━━ DATA SHOWN

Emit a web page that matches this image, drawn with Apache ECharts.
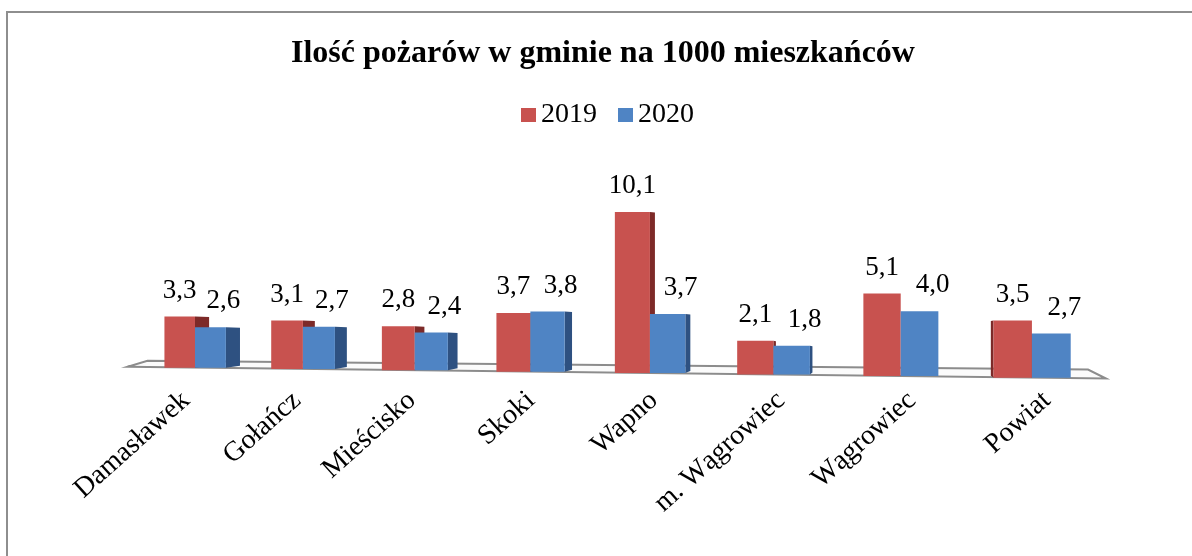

━━━━
━━ DATA SHOWN

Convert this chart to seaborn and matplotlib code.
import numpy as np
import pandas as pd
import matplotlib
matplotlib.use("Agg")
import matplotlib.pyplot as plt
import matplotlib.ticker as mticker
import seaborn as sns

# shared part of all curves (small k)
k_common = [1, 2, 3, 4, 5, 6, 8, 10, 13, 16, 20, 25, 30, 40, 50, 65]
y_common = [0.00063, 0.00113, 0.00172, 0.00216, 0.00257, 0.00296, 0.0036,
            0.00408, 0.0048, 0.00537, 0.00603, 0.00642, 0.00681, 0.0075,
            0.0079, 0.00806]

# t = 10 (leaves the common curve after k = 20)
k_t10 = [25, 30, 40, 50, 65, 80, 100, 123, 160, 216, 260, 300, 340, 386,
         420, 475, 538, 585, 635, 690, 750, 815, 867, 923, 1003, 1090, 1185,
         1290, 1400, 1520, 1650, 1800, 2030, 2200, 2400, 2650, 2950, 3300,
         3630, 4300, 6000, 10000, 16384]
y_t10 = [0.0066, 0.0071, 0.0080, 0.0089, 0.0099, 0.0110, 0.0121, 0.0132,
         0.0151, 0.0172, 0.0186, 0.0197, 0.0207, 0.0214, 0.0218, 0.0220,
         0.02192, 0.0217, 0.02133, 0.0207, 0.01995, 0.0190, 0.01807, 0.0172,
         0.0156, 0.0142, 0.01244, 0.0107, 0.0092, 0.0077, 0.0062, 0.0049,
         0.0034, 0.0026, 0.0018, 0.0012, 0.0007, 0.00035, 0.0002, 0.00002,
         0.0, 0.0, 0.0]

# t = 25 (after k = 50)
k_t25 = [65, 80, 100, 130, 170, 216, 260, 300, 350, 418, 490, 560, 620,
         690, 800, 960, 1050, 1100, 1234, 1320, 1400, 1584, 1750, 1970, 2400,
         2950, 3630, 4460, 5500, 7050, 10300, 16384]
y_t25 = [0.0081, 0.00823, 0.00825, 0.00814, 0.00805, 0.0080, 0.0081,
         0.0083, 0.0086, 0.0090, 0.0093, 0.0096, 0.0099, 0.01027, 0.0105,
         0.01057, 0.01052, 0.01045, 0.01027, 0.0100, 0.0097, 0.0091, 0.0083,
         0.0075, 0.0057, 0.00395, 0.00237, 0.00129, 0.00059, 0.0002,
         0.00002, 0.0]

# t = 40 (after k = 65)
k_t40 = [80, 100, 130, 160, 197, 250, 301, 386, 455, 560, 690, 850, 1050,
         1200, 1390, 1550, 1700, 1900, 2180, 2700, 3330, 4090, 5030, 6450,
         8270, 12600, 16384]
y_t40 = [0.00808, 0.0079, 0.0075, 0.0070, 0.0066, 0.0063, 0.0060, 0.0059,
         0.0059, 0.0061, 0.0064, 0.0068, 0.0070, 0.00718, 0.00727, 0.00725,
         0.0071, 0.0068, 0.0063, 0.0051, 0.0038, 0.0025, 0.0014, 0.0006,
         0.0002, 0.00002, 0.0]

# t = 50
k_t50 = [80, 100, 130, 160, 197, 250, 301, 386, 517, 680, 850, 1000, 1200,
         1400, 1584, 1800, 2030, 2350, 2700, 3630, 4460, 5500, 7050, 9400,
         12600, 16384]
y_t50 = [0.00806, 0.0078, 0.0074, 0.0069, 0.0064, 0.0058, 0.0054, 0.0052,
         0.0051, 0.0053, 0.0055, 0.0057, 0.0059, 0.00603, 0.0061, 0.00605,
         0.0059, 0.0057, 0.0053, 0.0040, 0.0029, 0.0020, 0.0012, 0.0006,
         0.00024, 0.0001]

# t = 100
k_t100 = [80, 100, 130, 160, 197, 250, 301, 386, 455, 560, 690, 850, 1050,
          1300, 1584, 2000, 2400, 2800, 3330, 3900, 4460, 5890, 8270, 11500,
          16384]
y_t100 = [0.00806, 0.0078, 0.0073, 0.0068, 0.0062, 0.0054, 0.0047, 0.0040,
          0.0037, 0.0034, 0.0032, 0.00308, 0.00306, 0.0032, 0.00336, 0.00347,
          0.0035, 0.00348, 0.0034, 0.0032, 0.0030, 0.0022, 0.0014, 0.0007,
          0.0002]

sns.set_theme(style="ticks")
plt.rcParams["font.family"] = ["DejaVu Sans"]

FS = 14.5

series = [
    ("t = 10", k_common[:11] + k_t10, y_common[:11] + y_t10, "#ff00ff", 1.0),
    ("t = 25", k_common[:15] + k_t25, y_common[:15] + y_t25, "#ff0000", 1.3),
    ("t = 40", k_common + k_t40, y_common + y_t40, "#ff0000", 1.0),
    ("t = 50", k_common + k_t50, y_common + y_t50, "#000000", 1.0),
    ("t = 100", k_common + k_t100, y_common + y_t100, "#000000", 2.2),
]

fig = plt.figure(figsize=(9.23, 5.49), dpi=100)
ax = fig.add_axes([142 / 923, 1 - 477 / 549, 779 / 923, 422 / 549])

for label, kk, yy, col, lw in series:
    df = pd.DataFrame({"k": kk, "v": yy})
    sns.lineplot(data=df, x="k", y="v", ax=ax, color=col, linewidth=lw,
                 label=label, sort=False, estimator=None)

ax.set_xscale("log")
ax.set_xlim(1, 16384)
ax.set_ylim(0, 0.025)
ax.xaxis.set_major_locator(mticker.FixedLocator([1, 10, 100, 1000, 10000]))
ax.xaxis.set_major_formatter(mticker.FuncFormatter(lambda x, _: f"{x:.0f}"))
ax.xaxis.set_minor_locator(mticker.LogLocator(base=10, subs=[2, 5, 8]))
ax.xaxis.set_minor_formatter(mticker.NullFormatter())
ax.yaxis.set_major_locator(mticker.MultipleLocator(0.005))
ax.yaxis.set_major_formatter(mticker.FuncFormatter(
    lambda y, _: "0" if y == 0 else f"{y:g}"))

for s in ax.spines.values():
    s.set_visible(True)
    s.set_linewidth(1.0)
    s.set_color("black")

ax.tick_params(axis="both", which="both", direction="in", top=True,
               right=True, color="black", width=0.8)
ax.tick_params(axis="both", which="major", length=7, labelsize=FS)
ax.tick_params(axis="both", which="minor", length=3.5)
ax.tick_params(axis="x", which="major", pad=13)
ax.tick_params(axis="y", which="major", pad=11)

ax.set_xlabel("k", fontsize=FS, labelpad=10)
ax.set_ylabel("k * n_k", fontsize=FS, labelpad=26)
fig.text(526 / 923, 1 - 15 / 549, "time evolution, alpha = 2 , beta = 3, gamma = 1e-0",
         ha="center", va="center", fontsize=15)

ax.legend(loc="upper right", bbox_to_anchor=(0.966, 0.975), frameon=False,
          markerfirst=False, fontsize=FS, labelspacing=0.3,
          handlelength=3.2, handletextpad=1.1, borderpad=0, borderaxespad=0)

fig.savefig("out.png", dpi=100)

━━━━

Every line holding "this" should be copied out.

*FULL OUTPUT*:
Emit a web page that matches this image, drawn with Apache ECharts.
Convert this chart to seaborn and matplotlib code.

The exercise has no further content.